» Instructions for the task
Among the entries below, find the line with "Recreate this image", then quote it and each following line up to and including the line with "import plotly.graph_objects as go", and nothing else.

» Records provided
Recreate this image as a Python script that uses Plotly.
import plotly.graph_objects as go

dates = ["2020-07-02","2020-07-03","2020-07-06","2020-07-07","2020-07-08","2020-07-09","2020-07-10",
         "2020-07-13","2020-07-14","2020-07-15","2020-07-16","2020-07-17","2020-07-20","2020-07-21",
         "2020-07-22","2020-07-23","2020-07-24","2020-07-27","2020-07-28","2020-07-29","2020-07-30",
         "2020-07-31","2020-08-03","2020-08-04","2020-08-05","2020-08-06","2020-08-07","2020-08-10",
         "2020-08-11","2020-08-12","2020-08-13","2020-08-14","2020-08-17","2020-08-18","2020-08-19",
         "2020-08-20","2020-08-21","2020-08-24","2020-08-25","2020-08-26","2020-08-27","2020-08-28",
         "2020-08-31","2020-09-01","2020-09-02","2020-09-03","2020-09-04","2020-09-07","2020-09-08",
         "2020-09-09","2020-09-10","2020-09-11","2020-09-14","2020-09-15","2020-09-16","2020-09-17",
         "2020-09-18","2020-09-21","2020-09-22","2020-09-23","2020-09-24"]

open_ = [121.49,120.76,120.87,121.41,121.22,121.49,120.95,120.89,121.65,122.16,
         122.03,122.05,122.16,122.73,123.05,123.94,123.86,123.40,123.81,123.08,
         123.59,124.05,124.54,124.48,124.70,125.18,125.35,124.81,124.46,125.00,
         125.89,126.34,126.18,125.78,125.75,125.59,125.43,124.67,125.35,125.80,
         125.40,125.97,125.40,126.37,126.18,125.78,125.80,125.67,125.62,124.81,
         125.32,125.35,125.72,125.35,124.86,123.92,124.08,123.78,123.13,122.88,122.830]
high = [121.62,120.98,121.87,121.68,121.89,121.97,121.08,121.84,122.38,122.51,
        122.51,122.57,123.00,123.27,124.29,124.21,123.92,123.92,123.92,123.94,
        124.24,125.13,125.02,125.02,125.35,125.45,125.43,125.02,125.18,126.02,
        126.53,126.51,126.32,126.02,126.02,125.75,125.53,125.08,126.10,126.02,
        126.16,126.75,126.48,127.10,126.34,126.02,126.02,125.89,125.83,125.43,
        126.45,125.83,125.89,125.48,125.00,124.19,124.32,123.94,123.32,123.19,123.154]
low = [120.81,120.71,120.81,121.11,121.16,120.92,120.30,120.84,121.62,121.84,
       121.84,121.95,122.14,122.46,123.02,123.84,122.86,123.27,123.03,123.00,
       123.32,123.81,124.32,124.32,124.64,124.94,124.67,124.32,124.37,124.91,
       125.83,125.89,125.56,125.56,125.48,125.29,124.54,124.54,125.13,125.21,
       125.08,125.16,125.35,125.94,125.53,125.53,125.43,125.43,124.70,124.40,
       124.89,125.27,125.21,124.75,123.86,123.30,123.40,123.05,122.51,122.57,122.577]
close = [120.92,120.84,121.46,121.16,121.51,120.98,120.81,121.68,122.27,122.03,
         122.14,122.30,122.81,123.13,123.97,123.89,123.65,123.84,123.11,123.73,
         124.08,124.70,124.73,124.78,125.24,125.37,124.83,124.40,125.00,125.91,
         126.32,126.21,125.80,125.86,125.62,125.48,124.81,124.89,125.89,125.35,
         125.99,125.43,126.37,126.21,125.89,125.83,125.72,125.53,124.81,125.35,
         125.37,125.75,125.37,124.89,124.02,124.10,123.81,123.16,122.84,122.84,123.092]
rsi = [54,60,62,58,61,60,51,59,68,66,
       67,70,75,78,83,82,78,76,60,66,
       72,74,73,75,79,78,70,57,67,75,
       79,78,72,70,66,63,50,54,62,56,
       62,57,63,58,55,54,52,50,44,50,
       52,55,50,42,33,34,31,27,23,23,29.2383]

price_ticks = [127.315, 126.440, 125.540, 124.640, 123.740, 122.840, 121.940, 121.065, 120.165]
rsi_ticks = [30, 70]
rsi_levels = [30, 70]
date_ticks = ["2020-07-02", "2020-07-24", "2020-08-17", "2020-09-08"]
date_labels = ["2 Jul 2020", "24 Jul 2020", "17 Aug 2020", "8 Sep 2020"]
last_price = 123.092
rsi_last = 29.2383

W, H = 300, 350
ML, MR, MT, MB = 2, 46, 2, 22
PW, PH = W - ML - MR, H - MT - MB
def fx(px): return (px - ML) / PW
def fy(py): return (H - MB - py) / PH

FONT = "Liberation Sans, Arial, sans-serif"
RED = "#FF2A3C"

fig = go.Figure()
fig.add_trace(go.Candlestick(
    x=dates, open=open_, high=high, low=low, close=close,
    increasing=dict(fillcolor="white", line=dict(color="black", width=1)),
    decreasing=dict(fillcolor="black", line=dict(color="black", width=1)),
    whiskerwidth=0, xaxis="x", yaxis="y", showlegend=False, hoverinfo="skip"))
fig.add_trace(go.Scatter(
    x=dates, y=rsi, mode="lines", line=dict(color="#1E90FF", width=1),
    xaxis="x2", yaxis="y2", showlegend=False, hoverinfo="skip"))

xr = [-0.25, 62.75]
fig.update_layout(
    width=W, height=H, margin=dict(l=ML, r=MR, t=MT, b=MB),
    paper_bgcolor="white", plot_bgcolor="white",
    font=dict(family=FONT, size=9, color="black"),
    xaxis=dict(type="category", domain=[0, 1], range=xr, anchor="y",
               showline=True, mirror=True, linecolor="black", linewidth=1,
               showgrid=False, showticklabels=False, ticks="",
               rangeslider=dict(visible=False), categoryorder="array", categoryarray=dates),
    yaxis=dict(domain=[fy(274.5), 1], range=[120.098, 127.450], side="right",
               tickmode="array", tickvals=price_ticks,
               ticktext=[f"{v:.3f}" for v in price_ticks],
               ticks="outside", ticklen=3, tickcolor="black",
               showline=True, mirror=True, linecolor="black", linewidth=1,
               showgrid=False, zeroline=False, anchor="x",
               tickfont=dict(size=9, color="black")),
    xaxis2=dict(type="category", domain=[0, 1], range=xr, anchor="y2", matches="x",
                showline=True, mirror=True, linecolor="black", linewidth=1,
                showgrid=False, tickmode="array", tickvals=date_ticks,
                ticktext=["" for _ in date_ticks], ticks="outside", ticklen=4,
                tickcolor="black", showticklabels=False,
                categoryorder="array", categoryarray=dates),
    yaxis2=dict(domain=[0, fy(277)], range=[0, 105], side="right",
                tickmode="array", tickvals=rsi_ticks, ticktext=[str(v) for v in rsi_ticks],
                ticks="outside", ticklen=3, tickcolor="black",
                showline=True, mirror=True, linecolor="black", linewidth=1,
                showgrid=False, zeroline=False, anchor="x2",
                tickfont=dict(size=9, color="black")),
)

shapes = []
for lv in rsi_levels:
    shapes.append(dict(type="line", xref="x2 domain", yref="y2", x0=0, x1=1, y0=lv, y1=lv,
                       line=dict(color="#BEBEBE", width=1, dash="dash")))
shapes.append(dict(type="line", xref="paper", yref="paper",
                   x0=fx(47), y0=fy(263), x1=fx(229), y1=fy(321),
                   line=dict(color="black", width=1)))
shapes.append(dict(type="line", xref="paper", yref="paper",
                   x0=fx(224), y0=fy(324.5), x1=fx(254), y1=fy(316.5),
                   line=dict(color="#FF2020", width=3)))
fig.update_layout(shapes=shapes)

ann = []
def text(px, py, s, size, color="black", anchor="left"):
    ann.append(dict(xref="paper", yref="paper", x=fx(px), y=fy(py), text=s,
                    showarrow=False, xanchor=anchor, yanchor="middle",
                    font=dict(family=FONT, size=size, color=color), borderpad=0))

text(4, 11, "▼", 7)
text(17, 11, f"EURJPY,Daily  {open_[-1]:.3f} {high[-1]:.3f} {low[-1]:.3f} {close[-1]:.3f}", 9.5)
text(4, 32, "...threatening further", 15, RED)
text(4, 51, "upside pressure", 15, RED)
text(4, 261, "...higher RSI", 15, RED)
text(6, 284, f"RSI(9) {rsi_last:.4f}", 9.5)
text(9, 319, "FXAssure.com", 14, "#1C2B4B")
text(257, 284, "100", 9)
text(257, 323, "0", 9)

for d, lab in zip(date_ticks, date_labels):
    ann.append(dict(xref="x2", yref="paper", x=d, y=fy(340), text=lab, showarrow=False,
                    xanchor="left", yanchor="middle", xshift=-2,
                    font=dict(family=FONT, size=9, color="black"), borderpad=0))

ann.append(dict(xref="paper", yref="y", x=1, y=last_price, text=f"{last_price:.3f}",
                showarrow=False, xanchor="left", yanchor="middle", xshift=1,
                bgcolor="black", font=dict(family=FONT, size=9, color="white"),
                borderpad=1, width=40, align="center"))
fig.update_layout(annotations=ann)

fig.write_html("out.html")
--
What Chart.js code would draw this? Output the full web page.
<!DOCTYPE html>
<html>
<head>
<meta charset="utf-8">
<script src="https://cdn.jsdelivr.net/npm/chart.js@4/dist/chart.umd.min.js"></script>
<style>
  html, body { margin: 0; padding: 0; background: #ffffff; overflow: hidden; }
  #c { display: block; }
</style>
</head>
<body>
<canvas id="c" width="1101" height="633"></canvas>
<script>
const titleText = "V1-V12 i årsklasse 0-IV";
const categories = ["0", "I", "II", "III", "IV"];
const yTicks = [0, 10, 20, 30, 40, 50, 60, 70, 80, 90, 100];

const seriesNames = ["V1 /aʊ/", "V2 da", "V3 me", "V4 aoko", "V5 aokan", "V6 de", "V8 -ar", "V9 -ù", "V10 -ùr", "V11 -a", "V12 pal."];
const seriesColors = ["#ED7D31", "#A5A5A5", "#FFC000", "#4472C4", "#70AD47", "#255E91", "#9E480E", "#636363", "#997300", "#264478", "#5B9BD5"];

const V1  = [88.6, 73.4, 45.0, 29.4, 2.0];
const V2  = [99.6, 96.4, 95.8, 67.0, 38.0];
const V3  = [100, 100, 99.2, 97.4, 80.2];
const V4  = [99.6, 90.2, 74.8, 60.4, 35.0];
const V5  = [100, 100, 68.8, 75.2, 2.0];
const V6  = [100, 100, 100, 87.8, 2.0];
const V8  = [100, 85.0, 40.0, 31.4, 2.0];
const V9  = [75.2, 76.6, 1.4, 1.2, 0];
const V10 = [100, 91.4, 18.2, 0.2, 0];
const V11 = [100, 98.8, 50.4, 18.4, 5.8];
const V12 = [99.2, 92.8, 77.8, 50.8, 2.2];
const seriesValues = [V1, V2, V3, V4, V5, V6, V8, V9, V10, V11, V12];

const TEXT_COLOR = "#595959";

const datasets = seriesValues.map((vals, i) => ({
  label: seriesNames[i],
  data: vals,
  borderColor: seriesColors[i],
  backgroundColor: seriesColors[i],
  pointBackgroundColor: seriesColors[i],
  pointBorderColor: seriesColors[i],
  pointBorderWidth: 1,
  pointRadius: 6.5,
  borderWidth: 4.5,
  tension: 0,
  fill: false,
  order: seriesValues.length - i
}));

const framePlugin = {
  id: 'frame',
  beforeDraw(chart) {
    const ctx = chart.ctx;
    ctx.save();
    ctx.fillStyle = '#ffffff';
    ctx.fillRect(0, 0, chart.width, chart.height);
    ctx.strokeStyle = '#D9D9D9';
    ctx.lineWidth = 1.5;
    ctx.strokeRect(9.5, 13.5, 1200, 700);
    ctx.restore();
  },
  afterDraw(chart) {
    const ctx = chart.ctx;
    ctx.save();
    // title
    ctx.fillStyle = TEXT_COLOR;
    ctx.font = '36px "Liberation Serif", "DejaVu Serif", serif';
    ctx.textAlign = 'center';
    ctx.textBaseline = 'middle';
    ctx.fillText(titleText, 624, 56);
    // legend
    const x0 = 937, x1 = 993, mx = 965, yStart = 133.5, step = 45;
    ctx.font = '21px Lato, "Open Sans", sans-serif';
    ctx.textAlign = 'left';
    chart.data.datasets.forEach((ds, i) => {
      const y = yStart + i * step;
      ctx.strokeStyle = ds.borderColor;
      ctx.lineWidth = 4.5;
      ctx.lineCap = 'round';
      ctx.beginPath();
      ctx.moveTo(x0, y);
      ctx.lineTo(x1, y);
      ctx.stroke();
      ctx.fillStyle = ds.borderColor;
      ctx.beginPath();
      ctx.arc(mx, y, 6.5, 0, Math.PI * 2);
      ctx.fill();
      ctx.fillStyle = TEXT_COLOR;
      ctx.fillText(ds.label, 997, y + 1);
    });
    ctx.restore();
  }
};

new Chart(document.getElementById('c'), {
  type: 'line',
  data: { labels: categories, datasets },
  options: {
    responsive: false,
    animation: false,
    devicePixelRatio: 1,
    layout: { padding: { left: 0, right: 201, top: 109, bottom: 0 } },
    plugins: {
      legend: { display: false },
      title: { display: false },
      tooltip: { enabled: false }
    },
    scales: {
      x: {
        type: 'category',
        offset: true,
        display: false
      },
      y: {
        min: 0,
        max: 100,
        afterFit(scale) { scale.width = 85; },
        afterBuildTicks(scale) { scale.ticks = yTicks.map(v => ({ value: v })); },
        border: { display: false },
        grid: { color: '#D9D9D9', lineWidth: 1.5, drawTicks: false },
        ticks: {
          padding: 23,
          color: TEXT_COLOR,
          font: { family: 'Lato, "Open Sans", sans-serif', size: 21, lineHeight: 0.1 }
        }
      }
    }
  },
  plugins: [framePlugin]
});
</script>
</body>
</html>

» Answer in full
Recreate this image as a Python script that uses Plotly.
import plotly.graph_objects as go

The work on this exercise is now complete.